**TASK DIRECTIONS**: Select the lines below containing the word "chart".

**COLLECTED DATA**:
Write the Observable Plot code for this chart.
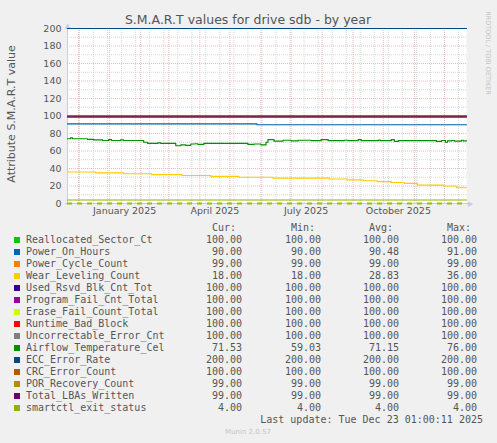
<!DOCTYPE html>
<html><head><meta charset="utf-8">
<script src="https://cdn.jsdelivr.net/npm/d3@7"></script>
<script src="https://cdn.jsdelivr.net/npm/@observablehq/plot@0.6"></script>
<style>
body{margin:0;background:#f0f0f0;}
#wrap{position:relative;width:497px;height:443px;overflow:hidden;font-family:"DejaVu Sans";color:#555;}
.t{position:absolute;white-space:pre;line-height:12px;}
.m{font-family:"DejaVu Sans Mono";font-size:10px;color:#555;}
#chart{position:absolute;left:0;top:0;}
</style></head><body><div id="wrap"><div id="chart"></div></div>
<script>
const titleText = "S.M.A.R.T values for drive sdb - by year";
const yLabel = "Attribute S.M.A.R.T value";
const startDate = "2024-11-20";
const endDate = "2025-12-23";
const yTicks = [0,20,40,60,80,100,120,140,160,180,200];
const yMinor = [10,30,50,70,90,110,130,150,170,190];
const monthLabels = ["January 2025","April 2025","July 2025","October 2025"];
const monthLabelDates = ["2025-01-16","2025-04-16","2025-07-16","2025-10-16"];
const minorGridStart = "2024-12-02";

const seriesNames = ["Reallocated_Sector_Ct","Power_On_Hours","Power_Cycle_Count","Wear_Leveling_Count","Used_Rsvd_Blk_Cnt_Tot","Program_Fail_Cnt_Total","Erase_Fail_Count_Total","Runtime_Bad_Block","Uncorrectable_Error_Cnt","Airflow_Temperature_Cel","ECC_Error_Rate","CRC_Error_Count","POR_Recovery_Count","Total_LBAs_Written","smartctl_exit_status"];
const seriesColors = ["#00cc00","#0066b3","#ff8000","#ffcc00","#330099","#990099","#ccff00","#ff0000","#808080","#008f00","#00487d","#b35a00","#b38f00","#6b006b","#8fb300"];
const curValues = ["100.00","90.00","99.00","18.00","100.00","100.00","100.00","100.00","100.00","71.53","200.00","100.00","99.00","99.00","4.00"];
const minValues = ["100.00","90.00","99.00","18.00","100.00","100.00","100.00","100.00","100.00","59.03","200.00","100.00","99.00","99.00","4.00"];
const avgValues = ["100.00","90.48","99.00","28.83","100.00","100.00","100.00","100.00","100.00","71.15","200.00","100.00","99.00","99.00","4.00"];
const maxValues = ["100.00","91.00","99.00","36.00","100.00","100.00","100.00","100.00","100.00","76.00","200.00","100.00","99.00","99.00","4.00"];
// constant series (null = series given by its own arrays below)
const constValues = [100,null,99,null,100,100,100,100,100,null,200,100,99,99,4];

const powerOnDates = ["2024-11-20","2025-05-28","2025-12-23"];
const powerOnValues = [91,90,90];

const wearDates = ["2024-11-20","2024-12-18","2025-01-15","2025-02-12","2025-03-14","2025-04-12","2025-05-10","2025-06-13","2025-08-08","2025-08-26","2025-09-11","2025-09-25","2025-10-09","2025-10-22","2025-11-04","2025-11-30","2025-12-13","2025-12-23"];
const wearValues = [36,35,34,33,32,31,30,29,28,27,26,25,24,23,21,20,18,18];

const tempDates = ["2024-11-20","2024-11-23","2024-11-25","2024-12-10","2024-12-16","2024-12-25","2024-12-31","2025-01-03","2025-01-12","2025-01-15","2025-02-04","2025-02-08","2025-02-18","2025-02-21","2025-03-08","2025-03-13","2025-03-18","2025-03-23","2025-03-27","2025-03-30","2025-04-05","2025-05-19","2025-05-25","2025-06-01","2025-06-06","2025-06-08","2025-06-14","2025-06-23","2025-07-01","2025-07-08","2025-07-21","2025-07-31","2025-08-07","2025-08-23","2025-08-27","2025-09-06","2025-09-09","2025-09-26","2025-09-28","2025-10-09","2025-10-12","2025-10-16","2025-11-23","2025-11-28","2025-12-02","2025-12-04","2025-12-08","2025-12-11","2025-12-18","2025-12-20","2025-12-23"];
const tempValues = [74,75,74,73.3,72.8,72,73,72,72.7,72,70,68.7,69.2,68.7,66,67,66.5,68,68.3,67.5,68.7,67.5,68,67,70,72.9,71.3,72.3,71.5,72.3,71.8,72.9,71.8,72.3,71.8,72.9,71.8,72.4,71.8,72.9,71,71.8,71,72,70,71.5,72,71.3,72.3,71.5,71.5];

const lastUpdate = "Last update: Tue Dec 23 01:00:11 2025";
const muninVersion = "Munin 2.0.57";
const watermark = "RRDTOOL / TOBI OETIKER";

const parse = d3.utcParse("%Y-%m-%d");
const x0 = parse(startDate), x1 = parse(endDate);

function seriesRows(i) {
  if (constValues[i] !== null) return [{date:x0, value:constValues[i]},{date:x1, value:constValues[i]}];
  let ds, vs;
  if (seriesNames[i] === "Power_On_Hours") { ds = powerOnDates; vs = powerOnValues; }
  else if (seriesNames[i] === "Wear_Leveling_Count") { ds = wearDates; vs = wearValues; }
  else { ds = tempDates; vs = tempValues; }
  return ds.map((d,k)=>({date:parse(d), value:vs[k]}));
}

const monthStarts = d3.utcMonth.range(x0, x1);
const minorX = d3.range(0, 40).map(k=>d3.utcDay.offset(parse(minorGridStart), 14*k)).filter(d=>d>x0 && d<x1);
const labelRows = monthLabels.map((l,k)=>({date:parse(monthLabelDates[k]), label:l}));

const axisColor = "#c8c8f4";
const chart = Plot.plot({
  width:497, height:220, marginLeft:67, marginRight:31, marginTop:28, marginBottom:17,
  style:{background:"transparent", fontFamily:"DejaVu Sans", fontSize:"9.5px", color:"#555", overflow:"visible"},
  x:{type:"utc", domain:[x0,x1], axis:null},
  y:{domain:[0,200], axis:null},
  marks:[
    Plot.frame({fill:"white", stroke:"none"}),
    Plot.ruleY(yMinor, {stroke:"#d6d6d6", strokeDasharray:"1,1"}),
    Plot.ruleX(minorX, {stroke:"#d6d6d6", strokeDasharray:"1,1"}),
    Plot.ruleY(yTicks, {stroke:"#efbcbc", strokeDasharray:"1,1"}),
    Plot.ruleX(monthStarts, {stroke:"#efbcbc", strokeDasharray:"1,1"}),
    Plot.axisY({ticks:yTicks, tickSize:0, tickPadding:6, label:null, fill:"#555"}),
    Plot.text(labelRows, {x:"date", text:"label", frameAnchor:"bottom", dy:10, fill:"#555"}),
    Plot.ruleX([x0], {y1:-2, y2:203, stroke:axisColor}),
    Plot.ruleY([0], {x1:d3.utcDay.offset(x0,-2), x2:d3.utcDay.offset(x1,3), stroke:axisColor}),
    Plot.text([x0], {x:d=>d, y:[203], text:["▲"], fontSize:7, fill:axisColor}),
    Plot.text([x1], {x:d=>d3.utcDay.offset(d,4), y:[0], text:["▶"], fontSize:7, fill:axisColor}),
    ...seriesNames.map((n,i)=>Plot.line(seriesRows(i), {x:"date", y:"value", stroke:seriesColors[i], strokeWidth:1.2, curve:"step-after"})),
    Plot.ruleY([0], {stroke:"#99c000", strokeWidth:2, strokeDasharray:"5,5"})
  ]
});
document.getElementById("chart").appendChild(chart);

const wrap = document.getElementById("wrap");
function addText(txt, css, cls) {
  const el = document.createElement("div");
  el.className = "t" + (cls ? " " + cls : "");
  el.textContent = txt;
  Object.assign(el.style, css);
  wrap.appendChild(el);
  return el;
}
addText(titleText, {left:"248px", top:"20px", fontSize:"12.5px", transform:"translate(-50%,-50%)", lineHeight:"14px"});
addText(yLabel, {left:"11px", top:"114px", fontSize:"11px", transform:"translate(-50%,-50%) rotate(-90deg)", lineHeight:"13px"});
addText(watermark, {left:"488px", top:"53px", fontSize:"6.5px", color:"#c4c4c4", transform:"translate(-50%,-50%) rotate(90deg)", lineHeight:"8px"});

const rowY0 = 239.7, rowStep = 12;
const headers = [["Cur:",236],["Min:",315],["Avg:",393],["Max:",471]];
headers.forEach(([h,r])=>addText(h, {right:(497-r)+"px", top:(rowY0-12-6)+"px"}, "m"));
const cols = [[curValues,242],[minValues,321],[avgValues,399],[maxValues,477]];
seriesNames.forEach((n,i)=>{
  const cy = rowY0 + rowStep*i;
  const sw = document.createElement("div");
  Object.assign(sw.style, {position:"absolute", left:"14px", top:(cy-3)+"px", width:"6px", height:"6px", background:seriesColors[i]});
  wrap.appendChild(sw);
  addText(n, {left:"26px", top:(cy-6)+"px"}, "m");
  cols.forEach(([arr,r])=>addText(arr[i], {right:(497-r)+"px", top:(cy-6)+"px"}, "m"));
});
addText(lastUpdate, {right:(497-483)+"px", top:(rowY0+rowStep*15-6)+"px"}, "m");
addText(muninVersion, {left:"248px", top:"432px", fontSize:"7px", color:"#c4c4c4", transform:"translate(-50%,-50%)", lineHeight:"9px"});
</script></body></html>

**THE OUTPUT**:
Write the Observable Plot code for this chart.
#chart{position:absolute;left:0;top:0;}
</style></head><body><div id="wrap"><div id="chart"></div></div>
const chart = Plot.plot({
document.getElementById("chart").appendChild(chart);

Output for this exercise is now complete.